文章: David Evans | 日:
Team Sky’s lead nutritionist, Nigel Mitchell, has been fuelling his riders with moreish and highly nutritious rice cakes, the subject of the latest instalment in our The Little Things series. They’re a great addition to any rider’s diet, and in this post you’ll find out how to make your own version of this peloton staple.
Think about what a Grand Tour takes out of a rider. The constant need for concentration, the emotional investment in your and your team’s success, the total physical commitment, the all-encompassing tiredness that comes from racing 3,500km in 20 stages, this all puts riders through the proverbial wringer.
For an absolute measure of what is taken out of a rider, ask a nutritionist. They’ll tell you two quite startling things: 1) A rider can expend 8000kcal in a day at a Grand Tour, which represents about four times the amount of food most people reading this should consume today; and 2) Each rider will drink around 10 litres per day at a Grand Tour. 10 litres – that’s almost enough for a comfortable bath.
(All this, by the way, is part of the reason why at the post-Grand Tour parties it’s the mechanics that end up doing most of the heavy drinking while the riders walk around looking glassy-eyed and vaguely shell shocked.)
Nutrition has developed immeasurably in the past couple of decades, moving form the old cliché of soggy pasta and spoons of nutella to a world of doctoral studies and dedicated meal plans. It has become the cornerstone of a rider’s preparation – without the proper nutrition, training is wasted, as the body can’t meet the demands made of it.
When a rider’s diet isn’t right, all the other parts of his race will fall apart. Nutritionists and trainers use the phrase ‘under performance’, which is a broadly euphemistic term that means the rider suffers needlessly, gets dropped, feels terrible, and maybe abandons.
Team Sky’s lead nutritionist, Nigel Mitchell.
Part of the rice cake’s popularity is that it’s a vehicle for both macro-nutrients (in this case, carbohydrate) and micro-nutrients (all the little things with complex names that your body needs to maintain metabolism). You can load it up with other ingredients, sweet or savoury, although caution in your experiments is advised – our attempts at an egg curry rice cake ended badly. Any ingredients that might compromise the rice cake’s structure, such as nuts and berries, can be incorporated by layering rice on to a baking tray, followed by a layer of the ingredient, followed by another layer of rice and pressing down firmly, making a ‘rice cake sandwich’ that should hold strong.
Here’s the recipe, as developed by nutritionist Nigel Mitchell for Team Sky.
- 500g short grain rice (arborio or pudding rice). Not quick cook, and don’t wash it.
- Cook in a rice cooker with 1 litre of water, two table spoons of granulated sugar, 1/4 teaspoon of cinnamon, vanilla, or nutmeg for flavour.
- Cooking time should be about 20 minutes, making rice that isn’t too soggy. Don’t take the lid off during cooking. Leave the rice to rest for five minutes.
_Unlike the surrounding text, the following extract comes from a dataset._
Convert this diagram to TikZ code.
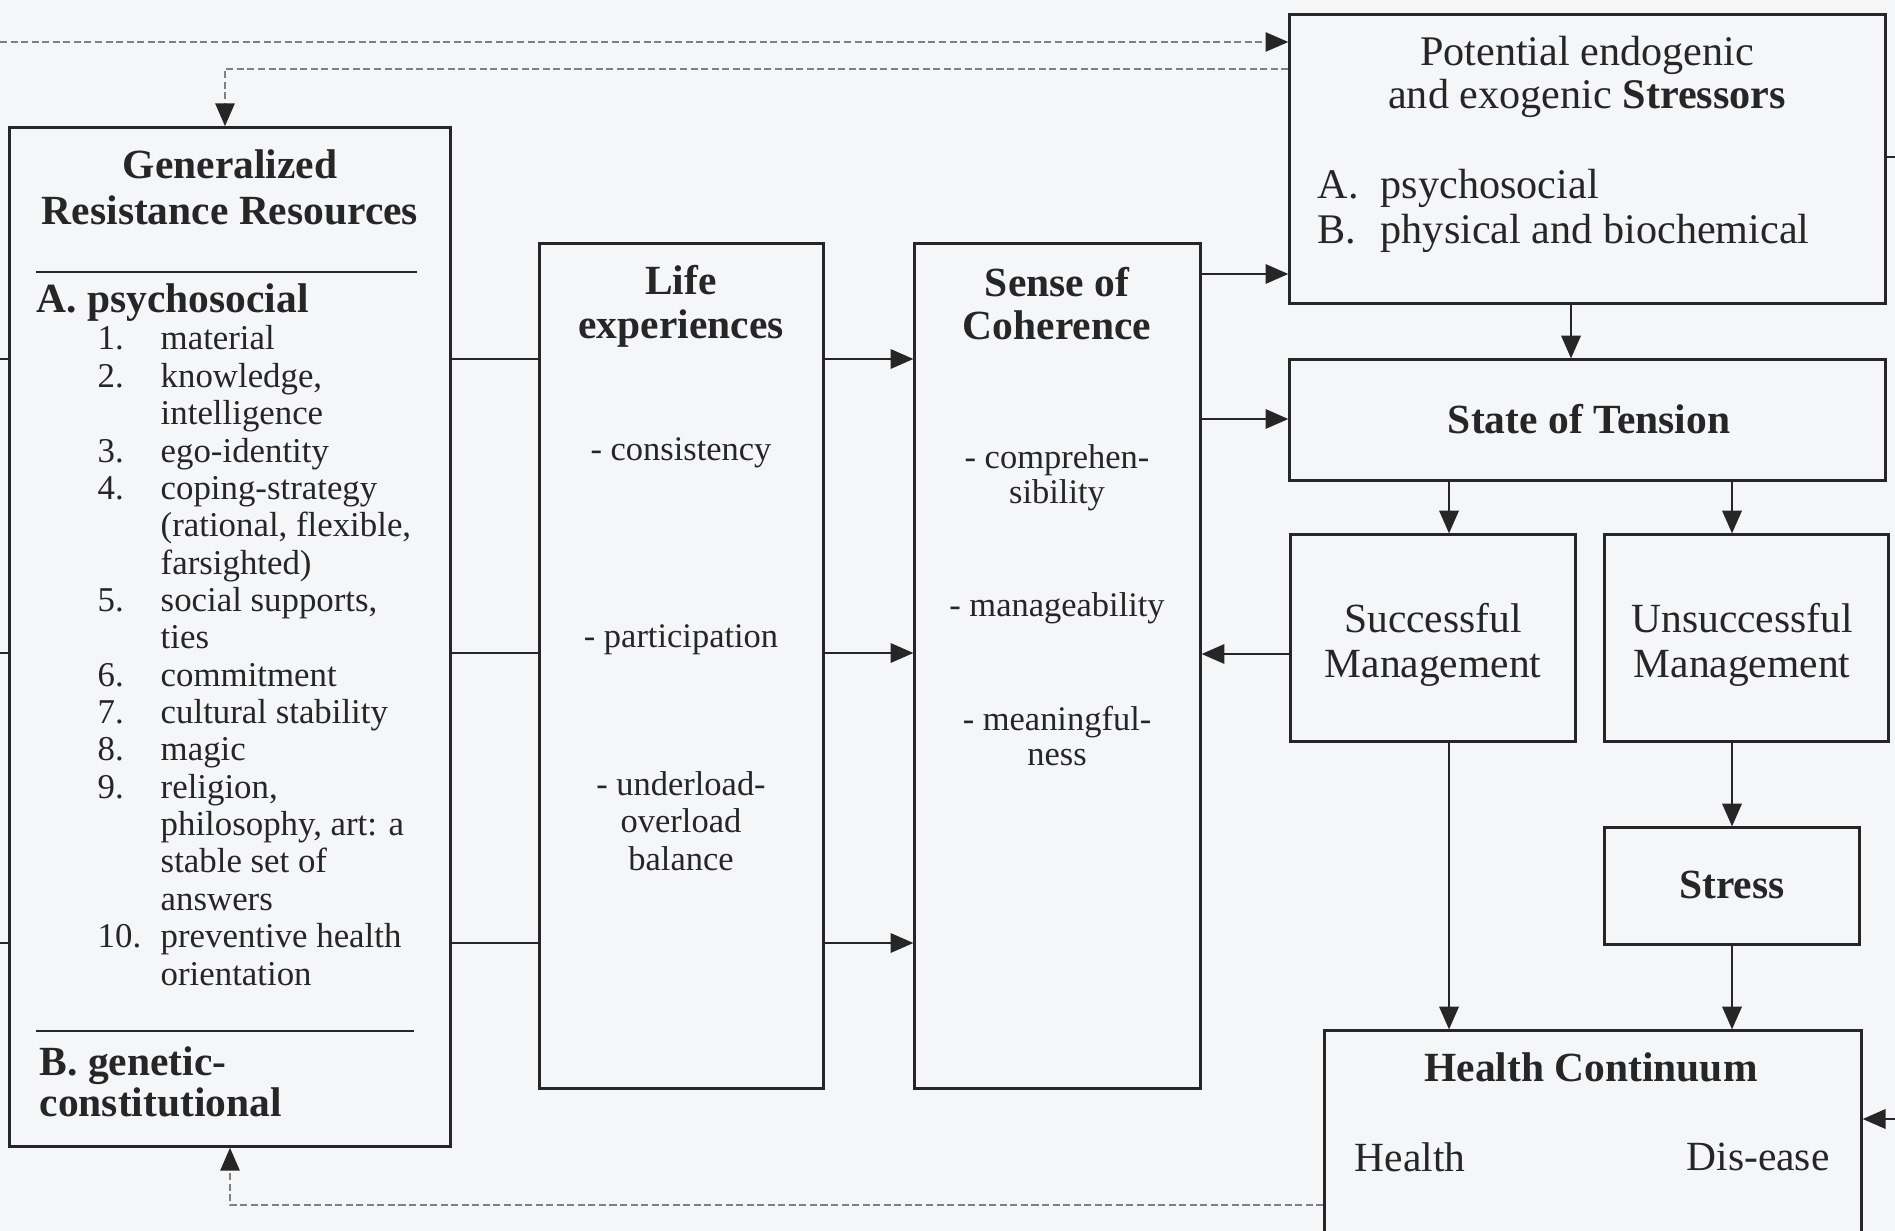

- Add two tablespoons of coconut oil (which, despite it’s name, is a solid substance and not an oil) and 250g of cream cheese – chocolate Philadelphia is a favourite at Team Sky.
- Mix well.
- Lay out on cling film on a baking tray. Fold the cling film over the slab of rice to create a parcel – fold while the rice is still hot so it stays sterile.
- Leave the tray to cool, then put in the fridge overnight.
- The next day, chap the parcel of rice into energy bar-sized chunks. Store in an airtight container for up to 3 days. Do not reheat the rice cakes.